(begin)
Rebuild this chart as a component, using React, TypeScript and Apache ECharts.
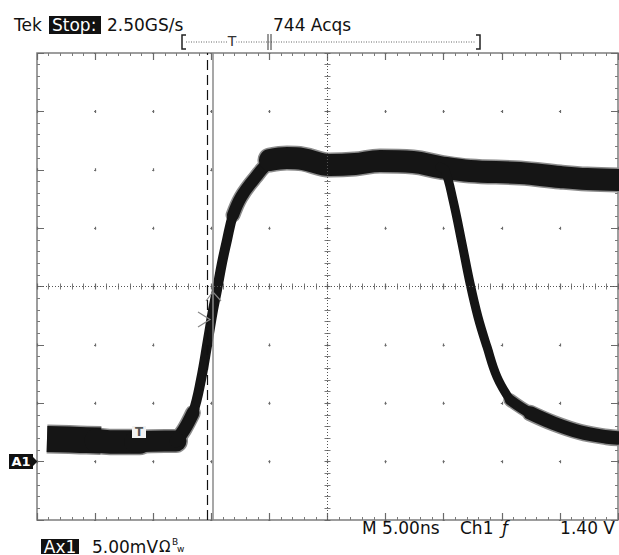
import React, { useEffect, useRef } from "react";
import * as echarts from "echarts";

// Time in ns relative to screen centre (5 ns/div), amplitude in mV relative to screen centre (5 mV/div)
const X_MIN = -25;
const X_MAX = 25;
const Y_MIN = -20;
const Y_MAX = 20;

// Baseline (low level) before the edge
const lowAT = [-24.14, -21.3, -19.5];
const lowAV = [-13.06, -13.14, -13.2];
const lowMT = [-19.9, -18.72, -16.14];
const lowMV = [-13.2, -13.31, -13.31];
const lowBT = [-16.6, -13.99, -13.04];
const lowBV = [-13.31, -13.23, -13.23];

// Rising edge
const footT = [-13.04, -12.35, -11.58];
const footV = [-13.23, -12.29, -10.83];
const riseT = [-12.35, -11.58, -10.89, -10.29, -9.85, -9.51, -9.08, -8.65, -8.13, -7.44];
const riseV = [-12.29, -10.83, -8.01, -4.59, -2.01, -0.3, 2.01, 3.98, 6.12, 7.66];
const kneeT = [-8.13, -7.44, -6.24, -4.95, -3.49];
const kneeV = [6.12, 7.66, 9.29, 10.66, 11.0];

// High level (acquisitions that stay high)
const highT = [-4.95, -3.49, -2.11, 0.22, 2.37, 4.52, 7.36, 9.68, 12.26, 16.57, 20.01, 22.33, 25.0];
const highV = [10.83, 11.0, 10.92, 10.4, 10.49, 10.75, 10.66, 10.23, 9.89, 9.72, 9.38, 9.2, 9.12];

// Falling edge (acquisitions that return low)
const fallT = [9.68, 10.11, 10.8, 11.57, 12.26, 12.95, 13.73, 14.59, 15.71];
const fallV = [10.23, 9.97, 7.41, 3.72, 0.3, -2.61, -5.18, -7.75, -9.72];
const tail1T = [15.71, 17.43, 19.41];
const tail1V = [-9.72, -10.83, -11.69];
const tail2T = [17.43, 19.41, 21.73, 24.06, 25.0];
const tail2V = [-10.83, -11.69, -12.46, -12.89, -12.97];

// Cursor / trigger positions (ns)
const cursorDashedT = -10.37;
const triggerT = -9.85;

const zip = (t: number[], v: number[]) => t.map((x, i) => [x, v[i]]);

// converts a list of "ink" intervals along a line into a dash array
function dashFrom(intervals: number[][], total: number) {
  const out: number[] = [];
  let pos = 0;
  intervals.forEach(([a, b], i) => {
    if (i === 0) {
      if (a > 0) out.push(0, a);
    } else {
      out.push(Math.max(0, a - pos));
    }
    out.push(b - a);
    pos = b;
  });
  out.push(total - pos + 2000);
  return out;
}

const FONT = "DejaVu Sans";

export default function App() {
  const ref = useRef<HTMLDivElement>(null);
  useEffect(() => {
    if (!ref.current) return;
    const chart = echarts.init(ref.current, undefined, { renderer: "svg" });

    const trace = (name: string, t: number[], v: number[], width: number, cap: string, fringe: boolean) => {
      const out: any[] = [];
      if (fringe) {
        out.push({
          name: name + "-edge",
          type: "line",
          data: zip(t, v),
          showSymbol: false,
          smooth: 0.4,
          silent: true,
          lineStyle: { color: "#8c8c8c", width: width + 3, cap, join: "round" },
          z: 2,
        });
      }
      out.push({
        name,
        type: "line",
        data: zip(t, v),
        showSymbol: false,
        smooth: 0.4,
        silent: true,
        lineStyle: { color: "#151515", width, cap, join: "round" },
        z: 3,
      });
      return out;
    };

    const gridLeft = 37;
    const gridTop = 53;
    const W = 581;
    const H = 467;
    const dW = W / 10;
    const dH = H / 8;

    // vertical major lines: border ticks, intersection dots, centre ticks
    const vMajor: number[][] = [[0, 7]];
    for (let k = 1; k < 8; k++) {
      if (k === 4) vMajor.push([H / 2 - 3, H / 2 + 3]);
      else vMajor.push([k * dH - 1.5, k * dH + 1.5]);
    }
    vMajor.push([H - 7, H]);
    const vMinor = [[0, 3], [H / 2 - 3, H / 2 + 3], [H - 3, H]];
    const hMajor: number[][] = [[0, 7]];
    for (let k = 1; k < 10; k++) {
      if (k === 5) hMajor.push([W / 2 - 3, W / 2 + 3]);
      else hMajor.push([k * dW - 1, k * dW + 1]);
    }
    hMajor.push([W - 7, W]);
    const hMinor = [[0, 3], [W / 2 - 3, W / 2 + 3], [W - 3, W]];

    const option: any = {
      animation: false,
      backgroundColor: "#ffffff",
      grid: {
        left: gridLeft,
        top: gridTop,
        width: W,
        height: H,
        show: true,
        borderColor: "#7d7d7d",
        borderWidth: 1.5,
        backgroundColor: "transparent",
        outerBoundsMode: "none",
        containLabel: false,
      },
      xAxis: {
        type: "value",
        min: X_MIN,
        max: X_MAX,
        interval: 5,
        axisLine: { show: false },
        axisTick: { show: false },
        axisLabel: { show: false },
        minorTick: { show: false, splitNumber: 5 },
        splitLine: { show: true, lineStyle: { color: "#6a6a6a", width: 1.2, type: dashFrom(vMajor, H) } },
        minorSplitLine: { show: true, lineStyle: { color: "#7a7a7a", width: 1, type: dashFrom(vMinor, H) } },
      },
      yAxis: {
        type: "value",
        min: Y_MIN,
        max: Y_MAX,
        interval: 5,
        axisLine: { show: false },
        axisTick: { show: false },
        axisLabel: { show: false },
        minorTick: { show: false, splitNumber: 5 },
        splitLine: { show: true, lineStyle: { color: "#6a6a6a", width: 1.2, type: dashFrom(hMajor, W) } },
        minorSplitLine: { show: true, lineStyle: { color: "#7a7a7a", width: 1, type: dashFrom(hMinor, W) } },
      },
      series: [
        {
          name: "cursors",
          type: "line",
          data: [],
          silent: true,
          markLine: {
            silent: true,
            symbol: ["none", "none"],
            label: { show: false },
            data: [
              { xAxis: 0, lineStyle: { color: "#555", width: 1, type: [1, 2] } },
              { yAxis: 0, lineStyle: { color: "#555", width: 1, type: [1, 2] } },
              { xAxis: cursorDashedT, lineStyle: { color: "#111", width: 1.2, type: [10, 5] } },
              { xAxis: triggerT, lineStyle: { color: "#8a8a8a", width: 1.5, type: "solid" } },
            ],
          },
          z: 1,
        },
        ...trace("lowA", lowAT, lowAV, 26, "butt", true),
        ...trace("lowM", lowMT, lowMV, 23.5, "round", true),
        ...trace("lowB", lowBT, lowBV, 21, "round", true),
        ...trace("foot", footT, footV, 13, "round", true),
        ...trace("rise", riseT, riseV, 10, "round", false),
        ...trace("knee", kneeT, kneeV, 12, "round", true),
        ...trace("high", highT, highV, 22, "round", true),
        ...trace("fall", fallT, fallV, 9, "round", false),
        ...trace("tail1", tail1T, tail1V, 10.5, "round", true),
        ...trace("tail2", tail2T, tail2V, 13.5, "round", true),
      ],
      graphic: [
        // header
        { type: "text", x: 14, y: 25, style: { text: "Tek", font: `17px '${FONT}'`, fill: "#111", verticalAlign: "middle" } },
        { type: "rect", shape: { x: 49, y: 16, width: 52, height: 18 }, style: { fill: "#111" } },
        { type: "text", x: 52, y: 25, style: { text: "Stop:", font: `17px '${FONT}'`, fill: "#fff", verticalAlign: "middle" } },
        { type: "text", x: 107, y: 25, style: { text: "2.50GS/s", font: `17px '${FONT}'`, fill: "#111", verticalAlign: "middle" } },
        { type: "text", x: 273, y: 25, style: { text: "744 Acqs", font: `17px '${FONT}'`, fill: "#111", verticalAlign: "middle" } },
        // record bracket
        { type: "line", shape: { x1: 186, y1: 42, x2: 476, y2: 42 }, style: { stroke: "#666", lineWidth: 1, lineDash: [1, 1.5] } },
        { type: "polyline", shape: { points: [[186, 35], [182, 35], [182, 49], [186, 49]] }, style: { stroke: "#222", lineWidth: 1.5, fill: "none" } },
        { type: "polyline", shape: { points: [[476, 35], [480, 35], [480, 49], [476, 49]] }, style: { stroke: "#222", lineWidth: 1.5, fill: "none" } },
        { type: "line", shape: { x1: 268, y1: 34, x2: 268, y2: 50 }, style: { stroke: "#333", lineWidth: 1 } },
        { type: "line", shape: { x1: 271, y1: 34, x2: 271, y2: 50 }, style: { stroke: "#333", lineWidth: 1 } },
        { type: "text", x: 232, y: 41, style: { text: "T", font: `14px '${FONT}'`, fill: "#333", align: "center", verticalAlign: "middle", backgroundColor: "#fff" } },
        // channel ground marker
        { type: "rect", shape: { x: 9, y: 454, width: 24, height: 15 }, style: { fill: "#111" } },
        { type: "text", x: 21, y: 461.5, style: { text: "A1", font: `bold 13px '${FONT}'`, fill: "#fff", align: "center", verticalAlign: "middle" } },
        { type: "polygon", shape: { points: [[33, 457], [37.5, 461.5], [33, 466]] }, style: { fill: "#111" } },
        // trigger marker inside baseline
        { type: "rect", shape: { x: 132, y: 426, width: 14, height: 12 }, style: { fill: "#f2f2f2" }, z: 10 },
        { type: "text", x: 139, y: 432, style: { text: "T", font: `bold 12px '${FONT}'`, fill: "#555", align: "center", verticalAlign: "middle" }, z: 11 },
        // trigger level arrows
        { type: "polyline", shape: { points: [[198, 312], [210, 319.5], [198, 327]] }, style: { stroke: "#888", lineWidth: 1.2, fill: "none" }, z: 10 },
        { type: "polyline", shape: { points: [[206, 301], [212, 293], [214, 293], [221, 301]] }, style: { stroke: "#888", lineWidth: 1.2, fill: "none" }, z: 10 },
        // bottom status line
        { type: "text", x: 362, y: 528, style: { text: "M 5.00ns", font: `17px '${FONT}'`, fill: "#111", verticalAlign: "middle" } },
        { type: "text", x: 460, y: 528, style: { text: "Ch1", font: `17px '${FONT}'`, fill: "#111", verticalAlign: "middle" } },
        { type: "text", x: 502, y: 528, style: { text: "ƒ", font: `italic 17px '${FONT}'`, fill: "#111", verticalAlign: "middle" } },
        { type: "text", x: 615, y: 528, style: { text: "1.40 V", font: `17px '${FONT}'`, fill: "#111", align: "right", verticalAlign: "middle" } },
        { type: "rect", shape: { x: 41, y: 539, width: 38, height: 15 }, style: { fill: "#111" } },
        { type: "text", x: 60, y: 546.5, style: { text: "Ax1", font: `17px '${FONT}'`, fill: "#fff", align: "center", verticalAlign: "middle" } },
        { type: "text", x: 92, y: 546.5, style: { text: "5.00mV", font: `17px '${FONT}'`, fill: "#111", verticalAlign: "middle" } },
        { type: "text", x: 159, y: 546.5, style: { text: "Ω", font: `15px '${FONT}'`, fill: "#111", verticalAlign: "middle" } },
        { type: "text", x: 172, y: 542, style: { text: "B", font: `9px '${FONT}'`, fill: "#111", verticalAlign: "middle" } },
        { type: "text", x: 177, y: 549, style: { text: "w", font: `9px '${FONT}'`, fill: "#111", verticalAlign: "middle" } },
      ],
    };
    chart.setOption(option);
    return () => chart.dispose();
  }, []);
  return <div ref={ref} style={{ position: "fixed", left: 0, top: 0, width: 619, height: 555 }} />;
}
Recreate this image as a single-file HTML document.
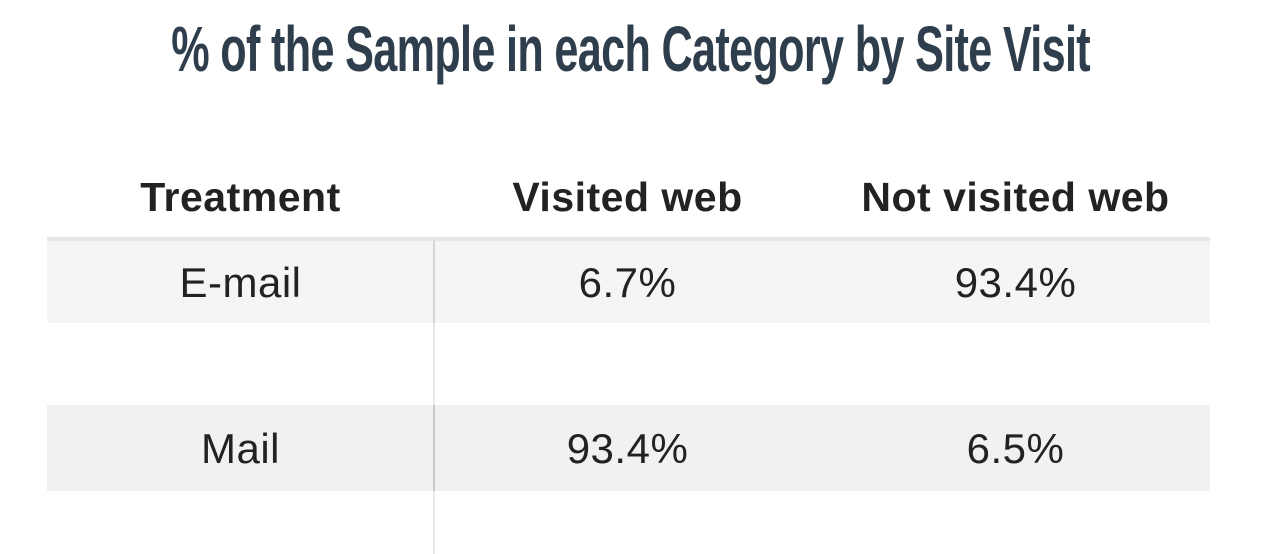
(end)
Reproduce exactly the run of lines that opens the listing and closes with the line holding "const Y_MAX = 20;". Pictures are excluded.

Rebuild this chart as a component, using React, TypeScript and Apache ECharts.
import React, { useEffect, useRef } from "react";
import * as echarts from "echarts";

// Time in ns relative to screen centre (5 ns/div), amplitude in mV relative to screen centre (5 mV/div)
const X_MIN = -25;
const X_MAX = 25;
const Y_MIN = -20;
const Y_MAX = 20;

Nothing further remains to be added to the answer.